C’est la recette de Trump, qui voulait rendre à l’Amérique sa grandeur… le retour à l’âge d’or?
Il y a une sorte de nostalgie d’un temps qui n’a pas existé, ou très peu de temps pendant les Trente Glorieuses. Comment les sociétés occidentales vont évoluer et quelle sera la place de chacun? La révolution numérique est plus considérable que la révolution industrielle et celle de l’énergie. Les gens ne la comprennent pas et votent par désespoir. Ils se disent : « Il y a un homme qui sait ce qu’il faut faire, allons-y. »
S’agirait-il d’une défaite des idées et des élites?
C’est une défaite de la démocratie. Depuis vingt ans, la démocratie se déprécie en raison de promesses extravagantes de moins en moins tenues. Le Front national ne ferait pas le score qu’il fait si Hollande avait tenu ses promesses. Les électeurs se tournent vers ceux qui leur parlent le plus simplement et n’ont pas les filtres pour identifier ce qu’il peut y avoir de démagogique et populiste dans ces discours.
Trump peut-il tenir ses promesses?
Aujourd’hui, pour les Chinois, le vrai patron des Etats-Unis est le président de Google. La marge de manœuvre des politiques est faible, ils ne peuvent rien révolutionner.
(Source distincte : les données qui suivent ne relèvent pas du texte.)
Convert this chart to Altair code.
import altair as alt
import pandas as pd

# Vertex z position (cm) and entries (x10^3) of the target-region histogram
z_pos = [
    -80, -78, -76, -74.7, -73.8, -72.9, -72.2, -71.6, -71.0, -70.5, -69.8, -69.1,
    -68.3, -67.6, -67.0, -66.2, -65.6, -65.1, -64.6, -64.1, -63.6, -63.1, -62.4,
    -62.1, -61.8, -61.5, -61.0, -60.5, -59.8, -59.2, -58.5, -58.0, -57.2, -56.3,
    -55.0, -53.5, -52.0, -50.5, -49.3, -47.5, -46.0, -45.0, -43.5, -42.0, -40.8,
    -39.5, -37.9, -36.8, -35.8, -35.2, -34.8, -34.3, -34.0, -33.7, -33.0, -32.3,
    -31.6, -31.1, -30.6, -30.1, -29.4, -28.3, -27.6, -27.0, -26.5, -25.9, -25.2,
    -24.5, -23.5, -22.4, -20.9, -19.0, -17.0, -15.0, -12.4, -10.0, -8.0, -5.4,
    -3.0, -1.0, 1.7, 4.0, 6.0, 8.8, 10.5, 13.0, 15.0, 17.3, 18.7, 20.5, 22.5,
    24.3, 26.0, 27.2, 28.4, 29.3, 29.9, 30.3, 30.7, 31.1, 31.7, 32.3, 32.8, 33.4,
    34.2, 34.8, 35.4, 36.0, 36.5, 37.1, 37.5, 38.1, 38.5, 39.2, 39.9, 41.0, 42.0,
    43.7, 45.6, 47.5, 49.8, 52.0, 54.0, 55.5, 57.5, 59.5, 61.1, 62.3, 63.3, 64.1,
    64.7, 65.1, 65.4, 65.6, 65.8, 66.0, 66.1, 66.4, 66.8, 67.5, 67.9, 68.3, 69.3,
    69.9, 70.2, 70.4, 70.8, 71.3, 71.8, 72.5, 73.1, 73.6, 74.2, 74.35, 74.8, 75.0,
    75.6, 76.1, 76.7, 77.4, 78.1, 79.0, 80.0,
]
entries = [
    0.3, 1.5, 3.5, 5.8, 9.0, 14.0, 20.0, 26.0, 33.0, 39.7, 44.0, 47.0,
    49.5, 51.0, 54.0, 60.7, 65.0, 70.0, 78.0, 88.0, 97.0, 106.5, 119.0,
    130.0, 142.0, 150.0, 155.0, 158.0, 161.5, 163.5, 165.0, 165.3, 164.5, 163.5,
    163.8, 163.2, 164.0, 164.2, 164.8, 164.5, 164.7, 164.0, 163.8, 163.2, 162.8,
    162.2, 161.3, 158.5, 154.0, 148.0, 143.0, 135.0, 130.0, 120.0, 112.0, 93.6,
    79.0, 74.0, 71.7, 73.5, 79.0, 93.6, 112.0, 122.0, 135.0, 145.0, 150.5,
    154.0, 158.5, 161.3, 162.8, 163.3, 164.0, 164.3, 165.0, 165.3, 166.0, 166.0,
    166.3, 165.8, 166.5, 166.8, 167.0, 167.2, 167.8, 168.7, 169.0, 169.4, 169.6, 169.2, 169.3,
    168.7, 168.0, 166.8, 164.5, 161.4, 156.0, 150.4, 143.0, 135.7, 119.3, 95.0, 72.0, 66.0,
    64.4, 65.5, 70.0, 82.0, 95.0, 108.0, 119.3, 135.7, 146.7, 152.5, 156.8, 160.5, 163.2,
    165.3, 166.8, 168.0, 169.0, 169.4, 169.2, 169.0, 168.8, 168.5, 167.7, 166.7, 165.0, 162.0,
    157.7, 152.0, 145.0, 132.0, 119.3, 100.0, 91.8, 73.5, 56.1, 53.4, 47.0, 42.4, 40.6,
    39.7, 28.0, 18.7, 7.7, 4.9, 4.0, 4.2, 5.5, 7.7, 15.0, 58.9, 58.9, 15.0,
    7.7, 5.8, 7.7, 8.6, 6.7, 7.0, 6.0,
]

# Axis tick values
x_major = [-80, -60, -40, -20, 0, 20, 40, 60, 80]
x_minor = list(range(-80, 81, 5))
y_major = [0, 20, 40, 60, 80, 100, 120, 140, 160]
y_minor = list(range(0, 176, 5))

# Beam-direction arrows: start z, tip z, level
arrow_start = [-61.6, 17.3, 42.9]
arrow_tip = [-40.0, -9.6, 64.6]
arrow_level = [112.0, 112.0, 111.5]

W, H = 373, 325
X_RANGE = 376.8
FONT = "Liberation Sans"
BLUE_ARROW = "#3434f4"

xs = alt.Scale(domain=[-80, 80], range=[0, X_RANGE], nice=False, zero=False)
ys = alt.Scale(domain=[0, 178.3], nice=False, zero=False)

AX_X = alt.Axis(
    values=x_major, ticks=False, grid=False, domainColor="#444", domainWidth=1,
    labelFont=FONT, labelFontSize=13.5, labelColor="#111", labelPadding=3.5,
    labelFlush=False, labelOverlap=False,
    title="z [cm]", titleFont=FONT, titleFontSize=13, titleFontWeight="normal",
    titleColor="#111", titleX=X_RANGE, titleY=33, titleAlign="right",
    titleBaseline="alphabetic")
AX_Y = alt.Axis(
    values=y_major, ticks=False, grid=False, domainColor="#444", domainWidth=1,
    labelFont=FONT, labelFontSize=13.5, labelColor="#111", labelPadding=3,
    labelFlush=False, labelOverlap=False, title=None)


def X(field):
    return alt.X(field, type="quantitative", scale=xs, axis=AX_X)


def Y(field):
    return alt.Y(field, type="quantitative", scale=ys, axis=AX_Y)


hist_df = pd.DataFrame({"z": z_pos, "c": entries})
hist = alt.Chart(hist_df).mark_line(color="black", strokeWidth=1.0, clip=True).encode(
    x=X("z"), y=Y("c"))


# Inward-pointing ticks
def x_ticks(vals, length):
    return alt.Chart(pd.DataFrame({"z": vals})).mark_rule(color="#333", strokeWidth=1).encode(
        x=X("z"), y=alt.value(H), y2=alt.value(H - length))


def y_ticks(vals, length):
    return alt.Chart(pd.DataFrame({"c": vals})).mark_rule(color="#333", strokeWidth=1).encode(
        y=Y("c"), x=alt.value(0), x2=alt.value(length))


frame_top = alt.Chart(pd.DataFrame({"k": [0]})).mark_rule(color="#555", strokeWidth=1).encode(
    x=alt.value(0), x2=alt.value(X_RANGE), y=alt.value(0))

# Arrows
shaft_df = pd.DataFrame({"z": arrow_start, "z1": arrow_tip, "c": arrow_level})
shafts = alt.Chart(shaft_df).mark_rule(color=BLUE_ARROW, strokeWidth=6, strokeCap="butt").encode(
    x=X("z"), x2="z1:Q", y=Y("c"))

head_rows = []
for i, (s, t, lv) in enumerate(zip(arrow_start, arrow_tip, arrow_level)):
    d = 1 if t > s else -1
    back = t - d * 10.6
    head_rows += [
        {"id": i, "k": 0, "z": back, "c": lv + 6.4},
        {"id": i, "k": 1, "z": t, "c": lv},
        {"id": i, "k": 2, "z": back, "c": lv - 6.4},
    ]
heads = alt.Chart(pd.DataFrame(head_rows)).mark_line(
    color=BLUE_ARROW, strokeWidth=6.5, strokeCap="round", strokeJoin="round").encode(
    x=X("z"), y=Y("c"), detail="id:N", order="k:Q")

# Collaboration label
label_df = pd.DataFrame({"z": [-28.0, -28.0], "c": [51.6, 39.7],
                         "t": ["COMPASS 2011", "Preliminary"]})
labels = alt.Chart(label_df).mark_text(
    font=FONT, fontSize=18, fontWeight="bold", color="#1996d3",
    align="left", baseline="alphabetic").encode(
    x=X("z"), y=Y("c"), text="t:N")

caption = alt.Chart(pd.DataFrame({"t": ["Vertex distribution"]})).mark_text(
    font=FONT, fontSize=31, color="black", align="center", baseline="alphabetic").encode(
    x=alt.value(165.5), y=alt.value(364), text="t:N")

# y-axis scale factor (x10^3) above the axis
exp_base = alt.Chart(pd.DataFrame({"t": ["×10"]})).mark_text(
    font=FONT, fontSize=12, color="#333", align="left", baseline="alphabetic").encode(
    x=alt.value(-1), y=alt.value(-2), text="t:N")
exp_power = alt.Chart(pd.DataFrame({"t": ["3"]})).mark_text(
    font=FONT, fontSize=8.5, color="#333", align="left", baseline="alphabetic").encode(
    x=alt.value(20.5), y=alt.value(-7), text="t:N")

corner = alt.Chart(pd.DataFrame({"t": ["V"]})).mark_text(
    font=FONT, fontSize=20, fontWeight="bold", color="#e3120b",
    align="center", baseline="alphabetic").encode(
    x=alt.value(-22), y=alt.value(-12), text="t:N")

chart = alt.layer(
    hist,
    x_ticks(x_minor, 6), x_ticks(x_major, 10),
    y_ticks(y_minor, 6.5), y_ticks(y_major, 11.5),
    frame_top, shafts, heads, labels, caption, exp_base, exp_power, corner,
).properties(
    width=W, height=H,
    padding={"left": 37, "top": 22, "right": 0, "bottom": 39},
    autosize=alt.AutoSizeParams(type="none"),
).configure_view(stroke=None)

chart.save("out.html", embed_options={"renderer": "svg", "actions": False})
Pour moi, Trump est la réalisation du cauchemar : les politiques n’ont plus prise sur le réel et peuvent dire n’importe quoi pour se faire élire, sachant qu’ils ne feront rien. Le modèle démocratique est en péril car il est rongé de l’intérieur. Trump est clairement dans l’ancien monde, il crée un écran de fumée, d’autant plus dramatique que la société numérique se met en place sans les politiques. Le travail est en train de disparaître dans la conception qu’on en avait. La technologie l’emporte, elle mène le monde. Pas la politique.
La technologie va-t-elle tuer la politique?
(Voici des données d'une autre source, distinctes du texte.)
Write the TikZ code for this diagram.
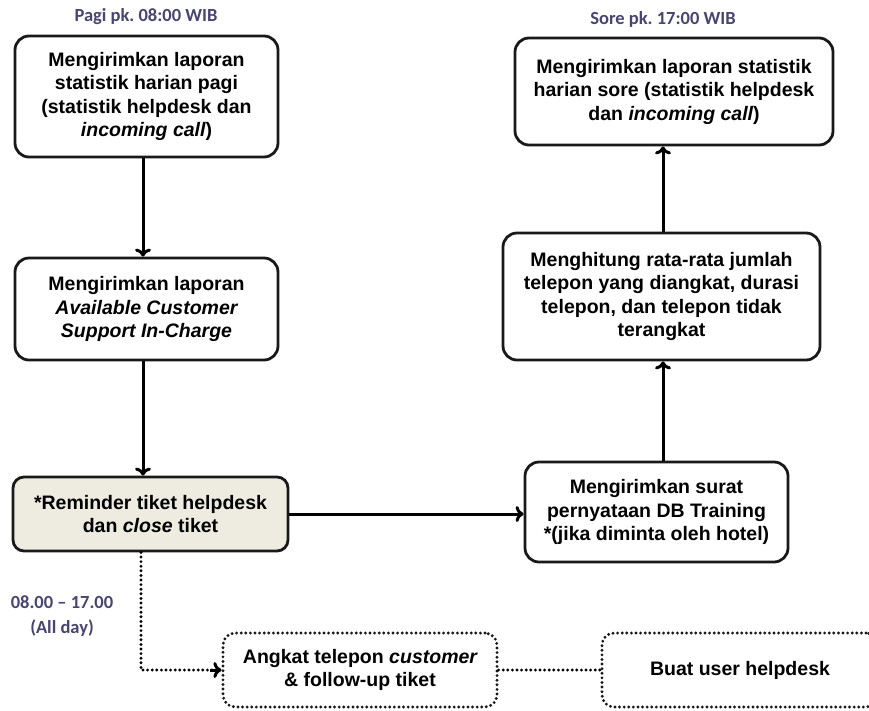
\documentclass[tikz,border=0pt]{standalone}
\usepackage{fontspec}
\setmainfont{Liberation Sans}
\newfontfamily\labfont{Carlito}
\usetikzlibrary{arrows.meta}
\definecolor{labcol}{RGB}{72,70,112}
\definecolor{beige}{RGB}{238,236,225}
\frenchspacing
\tikzset{
  box/.style={draw=black!90, line width=2.8pt, rounded corners=14pt, align=center,
    inner sep=0pt, font=\fontsize{19.5}{23.5}\selectfont\bfseries},
  dotbox/.style={box, line width=3.2pt, dash pattern=on 0pt off 4.6pt, line cap=round, rounded corners=12pt},
  flow/.style={draw=black, line width=3pt, -{To[length=8pt,width=16pt]}},
  dotflow/.style={draw=black, line width=3.2pt, dash pattern=on 0pt off 4.6pt, line cap=round},
  lab/.style={text=labcol, font=\labfont\fontsize{18.5}{22}\selectfont\bfseries, align=center, inner sep=0pt}
}
\begin{document}
\begin{tikzpicture}[x=1pt,y=-1pt]
\useasboundingbox (0,0) rectangle (869,710);
\clip (0,0) rectangle (869,710);
\fill[white] (0,0) rectangle (869,710);

\coordinate (lx) at (143,0);
\coordinate (dx) at (141,0);
\coordinate (ax) at (663,0);

\node[lab] (pagi) at (146,17) {Pagi pk. 08:00 WIB};
\node[lab] (sore) at (663,19) {Sore pk. 17:00 WIB};
\node[lab] (jam) at (62,602) {08.00 \textendash{} 17.00};
\node[lab] (allday) at (62,628) {(All day)};

\node[box, minimum width=263pt, minimum height=121pt] (b1) at (146.5,96.5)
  {Mengirimkan laporan\\statistik harian pagi\\(statistik helpdesk dan\\{\itshape incoming call})};
\node[box, minimum width=263pt, minimum height=102pt] (b2) at (146.5,309)
  {Mengirimkan laporan\\{\itshape Available Customer}\\{\itshape Support In-Charge}};
\node[box, fill=beige, rounded corners=11pt, minimum width=275pt, minimum height=74pt] (b3) at (150.5,514)
  {*Reminder tiket helpdesk\\dan {\itshape close} tiket};
\node[dotbox, minimum width=274pt, minimum height=74pt] (b4) at (360,670)
  {Angkat telepon {\itshape customer}\\\& follow-up tiket};
\node[dotbox, minimum width=276pt, minimum height=74pt] (b5) at (740,670)
  {Buat user helpdesk};
\node[box, minimum width=263pt, minimum height=100pt] (db) at (656.5,512)
  {Mengirimkan surat\\pernyataan DB Training\\*(jika diminta oleh hotel)};
\node[box, minimum width=317pt, minimum height=127pt] (calc) at (661.5,296.5)
  {Menghitung rata-rata jumlah\\telepon yang diangkat, durasi\\telepon, dan telepon tidak\\terangkat};
\node[box, minimum width=318pt, minimum height=107pt] (top) at (674,91.5)
  {Mengirimkan laporan statistik\\harian sore (statistik helpdesk\\dan {\itshape incoming call})};

\draw[flow] (b1.south -| lx) -- (b2.north -| lx);
\draw[flow] (b2.south -| lx) -- (b3.north -| lx);
\draw[flow] (b3.east) -- (b3.east -| db.west);
\draw[flow] (db.north -| ax) -- (calc.south -| ax);
\draw[flow] (calc.north -| ax) -- (top.south -| ax);
\draw[dotflow] (b3.south -| dx) |- ([xshift=-8pt]b4.west);
\draw[flow] ([xshift=-11pt]b4.west) -- (b4.west);
\draw[dotflow] (b4.east) -- (b5.west);
\end{tikzpicture}
\end{document}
Oui. Avec Internet, on va se retrouver dans une société où le scrutin démocratique d’aujourd’hui va exploser. Croire qu’un homme peut changer les choses est illusoire. Donald Trump, c’est le début de la conséquence politique d’une révolution sociétale et numérique.
*Marc Dugain, Christophe Labbé, L’homme nu. La dictature invisible du numérique, Plon, 2016, 320 pp.